In spring 2017, the Swiss Federal Supreme Court published a decision concerning the distribution of Elmex oral and dental care products, which resulted, among other things, in a tightening of Swiss competition law standards for distribution agreements. These new standards have been confirmed and applied in recent decisions by the Swiss competition authorities and appeal courts. 

As a result of this recent case law, agreements on price-fixing and market allocation in distribution contracts are, in principle, unlawful and subject to sanctions based on their very existence, regardless of their actual effect on competition. The Federal Supreme Court not only interpreted the element of significance (“significant restriction of competition”) contained in Article 5 (1) of the Swiss Cartel Act (“CartA”) as having only the meaning of a de minimis threshold, but also left the question open whether such de minimis threshold applies to hard core cartels at all.

Furthermore, and this is particularly relevant to international distribution agreements, events abroad may also fall within the territorial scope of Swiss competition law even if they do not have a direct link to Switzerland. This is the case if it is shown that those events have a potential effect on Switzerland, no matter its intensity. As a result, inter alia, all express and de facto prohibitions of exports to Switzerland are, in principle, inadmissible under Swiss competition law, even if they contain no explicit reference to Switzerland.  

According to Article 3 (2) CartA, effects on competition resulting exclusively from legislation governing intellectual property are not subject to the Swiss Cartel Act. Under Swiss law, however, copyright, trademark and design rights are subject to international exhaustion, which means that a copyright, trademark owner or design rights owner cannot prevent the importation into Switzerland of a product sold in a foreign country with the rights owner’s authorization.

Thus, a rights holder of a product's copyright, trademark or design cannot justify supply restrictions to Switzerland for any of their (unmodified) products already distributed elsewhere. The situation is different in the EU where the principle of community-wide exhaustion applies for all IP rights. Based on their IP rights, holders may, in certain circumstances, take action against the import of their products into the EU even if the products have been distributed outside of the EU.

In addition, Article 3 (2) CartA expressly limits the general reservation regarding intellectual property law, stating “import restrictions based on intellectual property rights” are still subject to the CartA. Based on the Federal Supreme Court's Elmex decision, absolute distribution restrictions (i.e. restricting deliveries based on non-solicited orders) are inadmissible under Swiss competition law as well regarding products that have not yet been distributed and, thus, where no exhaustion of intellectual property rights has taken place.
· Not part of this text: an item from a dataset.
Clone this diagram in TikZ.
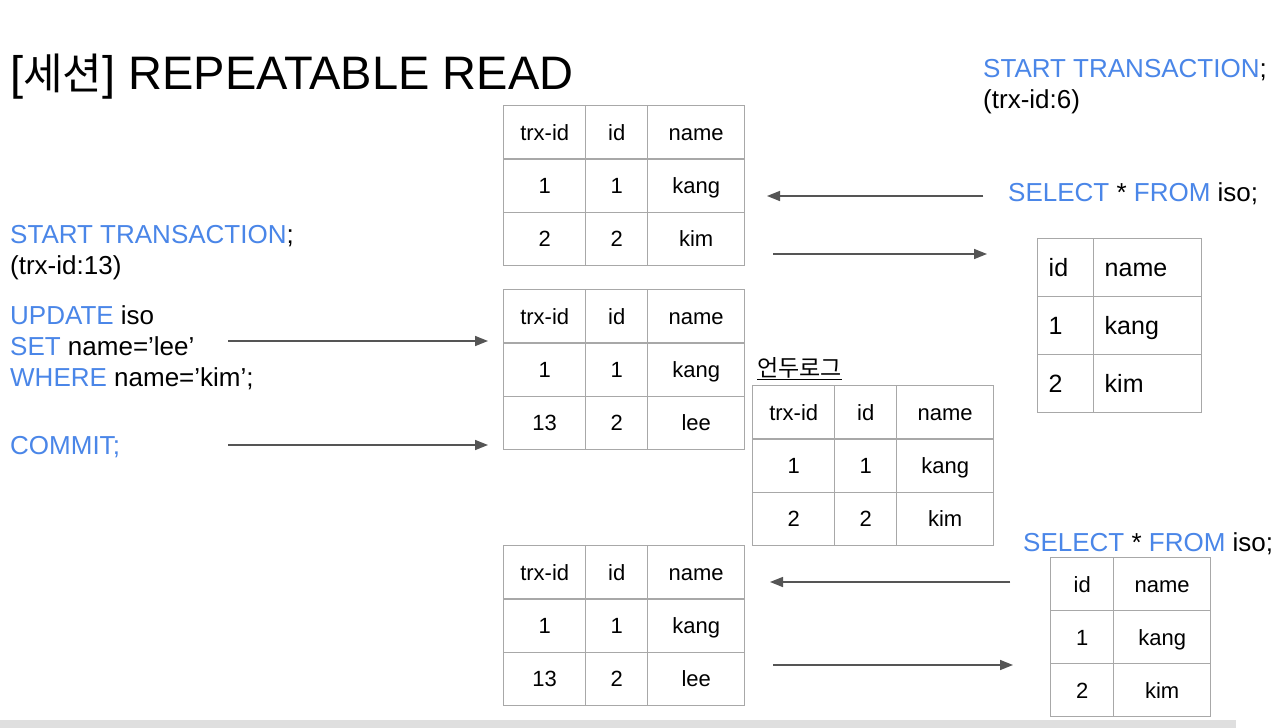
\documentclass[tikz,border=0pt]{standalone}
\usepackage{fontspec}
\setmainfont{Liberation Sans}
\newfontfamily\kr{Noto Sans CJK KR}
\usepackage{tikz}
\usetikzlibrary{arrows.meta, matrix, positioning}

\definecolor{sqlblue}{HTML}{4A86E8}
\definecolor{gridgray}{HTML}{A8A8A8}
\definecolor{arrowgray}{HTML}{555555}
\newcommand{\kw}[1]{\textcolor{sqlblue}{#1}}

\begin{document}
\begin{tikzpicture}[x=1pt,y=-1pt,>={Triangle[length=13pt,width=10pt]},
		font=\fontsize{26}{31}\selectfont]

		\tikzstyle{cell}=[draw=gridgray,line width=1.4pt,inner sep=0pt,outer sep=0pt,
			minimum height=53.3pt,text height=17pt,text depth=1pt,
			font=\fontsize{22}{26}\selectfont]
		\tikzstyle{table}=[matrix of nodes,inner sep=0pt,outer sep=0pt,
			column sep=-1.4pt,row sep=-1.4pt,anchor=north west,nodes={cell}]
		\tikzstyle{trx table}=[table,
			column 1/.style={nodes={minimum width=82pt}},
			column 2/.style={nodes={minimum width=62pt}},
			column 3/.style={nodes={minimum width=97pt}}]
		\tikzstyle{sql}=[anchor=base west,inner sep=0pt]
		\tikzstyle{post}=[->,draw=arrowgray,fill=arrowgray,line width=1.5pt]

		\fill[white] (0,0) rectangle (1280,728);
		\useasboundingbox (0,0) rectangle (1280,728);
		\fill[gray!25] (0,720) rectangle (1236,728);

		% title
		\node [sql, font=\fontsize{47}{52}\selectfont] (title) at (10,89)
			{[{\kr\fontsize{43}{46}\selectfont 세션}] REPEATABLE READ};

		% session trx-id 6
		\node [sql] (start6) at (983,77) {\kw{START TRANSACTION};};
		\node [sql] (trx6) at (983,108) {(trx-id:6)};
		\node [sql] (select6) at (1008,201) {\kw{SELECT} * \kw{FROM} iso;};
		\node [sql] (reselect6) at (1023,551) {\kw{SELECT} * \kw{FROM} iso;};

		% session trx-id 13
		\node [sql] (start13) at (10,243) {\kw{START TRANSACTION};};
		\node [sql] (trx13) at (10,274) {(trx-id:13)};
		\node [sql] (update13) at (10,324) {\kw{UPDATE} iso};
		\node [sql] (set13) at (10,355) {\kw{SET} name=’lee’};
		\node [sql] (where13) at (10,386) {\kw{WHERE} name=’kim’;};
		\node [sql] (commit13) at (10,454) {\kw{COMMIT;}};

		% tables
		\matrix [trx table] (before) at (503,105) {
			trx-id & id & name \\
			1 & 1 & kang \\
			2 & 2 & kim \\
		};
		\matrix [trx table] (updated) at (503,289) {
			trx-id & id & name \\
			1 & 1 & kang \\
			13 & 2 & lee \\
		};
		\matrix [trx table] (committed) at (503,545) {
			trx-id & id & name \\
			1 & 1 & kang \\
			13 & 2 & lee \\
		};
		\node [sql, font=\kr\fontsize{23}{26}\selectfont] (undolabel) at (757,376)
			{\underline{언두로그}};
		\matrix [trx table] (undo) at (752,385) {
			trx-id & id & name \\
			1 & 1 & kang \\
			2 & 2 & kim \\
		};
		\matrix [table, nodes={minimum height=58pt, align=left, inner xsep=11pt,
				text height=19pt, text depth=1pt, font=\fontsize{25}{30}\selectfont},
			column 1/.style={nodes={text width=34pt}},
			column 2/.style={nodes={text width=86pt}}] (result1) at (1037,238) {
			id & name \\
			1 & kang \\
			2 & kim \\
		};
		\matrix [table, nodes={minimum height=53pt},
			column 1/.style={nodes={minimum width=63pt}},
			column 2/.style={nodes={minimum width=97pt}}] (result2) at (1050,557) {
			id & name \\
			1 & kang \\
			2 & kim \\
		};

		% arrows
		\coordinate (q1s) at (983,196);
		\coordinate (q1e) at (767,196);
		\coordinate (r1s) at (773,254);
		\coordinate (r1e) at (987,254);
		\coordinate (u1s) at (228,341);
		\coordinate (u1e) at (488,341);
		\coordinate (c1s) at (228,445);
		\coordinate (c1e) at (488,445);
		\coordinate (q2s) at (1010,582);
		\coordinate (q2e) at (770,582);
		\coordinate (r2s) at (773,665);
		\coordinate (r2e) at (1013,665);
		\draw [post] (q1s) -- (q1e);
		\draw [post] (r1s) -- (r1e);
		\draw [post] (u1s) -- (u1e);
		\draw [post] (c1s) -- (c1e);
		\draw [post] (q2s) -- (q2e);
		\draw [post] (r2s) -- (r2e);
	\end{tikzpicture}
\end{document}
Manufacturers who want to avoid the risk of substantial fines in Switzerland should observe the following points in third-party distribution agreements:

  • Avoid explicit or de facto absolute export prohibitions to Switzerland: Deliveries to customers in Switzerland who order goods without solicitation (i.e. passive sales) must be admitted even if Switzerland is not included in the contractual territory of the distributor. This also applies to contracts with licensees where the territorial supply restriction arises from the intellectual property right itself (i.e. the licences are restricted to certain territories). Note that because Switzerland is not a member of the EEA, if supplies are only allowed within the EEA, this is equivalent to an export prohibition into Switzerland.
  • Avoid agreements for minimum and fixed resale prices.
  • Avoid resale price recommendations, unless its competition law implications have been assessed in advance.

 

Our advice

Generally, when drafting distribution and licensing contracts (including mixed contracts) it is advisable to clarify whether they have the potential to affect Switzerland and contain any inadmissible anti-competitive clauses under Swiss competition law. If unclear, a Swiss competition lawyer should be consulted since a lack of diligence in this regard can lead to significant fines.